E&P firms weighted more heavily for oil production posted pretax income of $1.88 billion in the second quarter, while gas-weighted firms posted pretax income of $1.36 billion. Diversified firms posted a loss of $1.53 billion for the quarter, including the Conoco impairment. Excluding Conoco, profit totaled $1.2 billion, down from $1.3 billion in the first quarter.

Before the EIA report, benchmark West Texas Intermediate (WTI) crude for November delivery traded up about 0.25% at around $52.04 a barrel, and it traded at $51.94 shortly after the report’s release. Prices bounced back above $52 a barrel within a few minutes. WTI settled at $51.88 on Tuesday and opened at $52.09 Wednesday morning. The 52-week range on November futures is $42.84 to $58.37.

Distillate inventories decreased by 800,000 barrels last week and remain in the lower half of the average range for this time of year. Distillate product supplied averaged over 4 million barrels a day over the past four weeks, up by 13.9% compared with the same period last year. Distillate production averaged over 4.6 million barrels a day last week, up about 100,000 barrels a day compared to the prior week’s production.

For the past week, crude imports averaged over 7.4 million barrels a day, up by 59,000 barrels a day compared with the previous week. Refineries were running at 88.6% of capacity, with daily input averaging 16.2 million barrels a day, about a million barrels a day more than the previous week’s average.

Crude oil exports rose to 1.49 million barrels a day last week, up by 564,000 barrels over the prior week and 984,000 barrels more than at the same time last year. The cumulative daily average export total last week rose to 783,000 barrels a day, up from 483,000 barrels a day in the same week a year ago, an increase of 62.2%.

According to AAA, the current national average pump price per gallon of regular gasoline is $2.571, down nearly three cents from $2.607 a week ago and up about 20 cents per gallon compared with the month-ago price. Last year at this time, a gallon of regular gasoline cost $2.207 on average in the United States.

Here is a look at how share prices for two blue-chip stocks and two exchange traded funds reacted to this latest report.

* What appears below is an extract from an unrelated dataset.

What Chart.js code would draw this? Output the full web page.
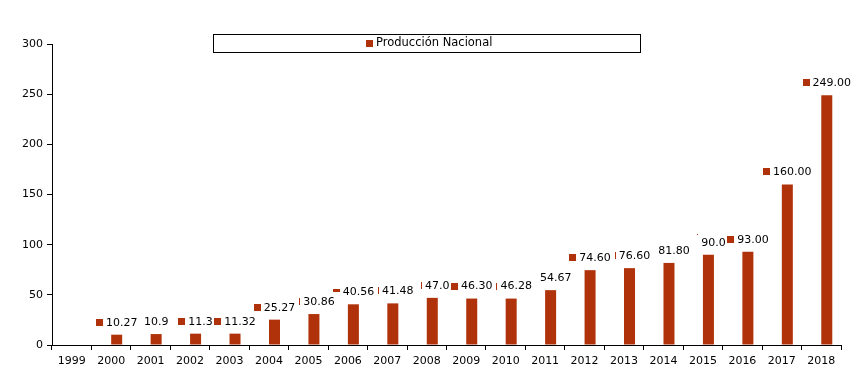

Exxon Mobil Corp. (NYSE: XOM) traded up about 0.1%, at $80.94 in a 52-week range of $76.05 to $93.22. Over the past 12 months, Exxon stock has traded down about 6.4%.

Chevron Corp. (NYSE: CVX) traded down about 0.4%, at $117.02 in a 52-week range of $98.75 to $119.00. As of last night’s close, Chevron shares are trading up about 16% over the past 12 months.

The United States Oil ETF (NYSEMKT: USO) traded up about 0.1%, at $10.50 in a 52-week range of $8.65 to $12.00.

The VanEck Vectors Oil Services ETF (NYSEMKT: OIH) traded down about 1%, at $25.59 in a 52-week range of $21.70 to $36.35.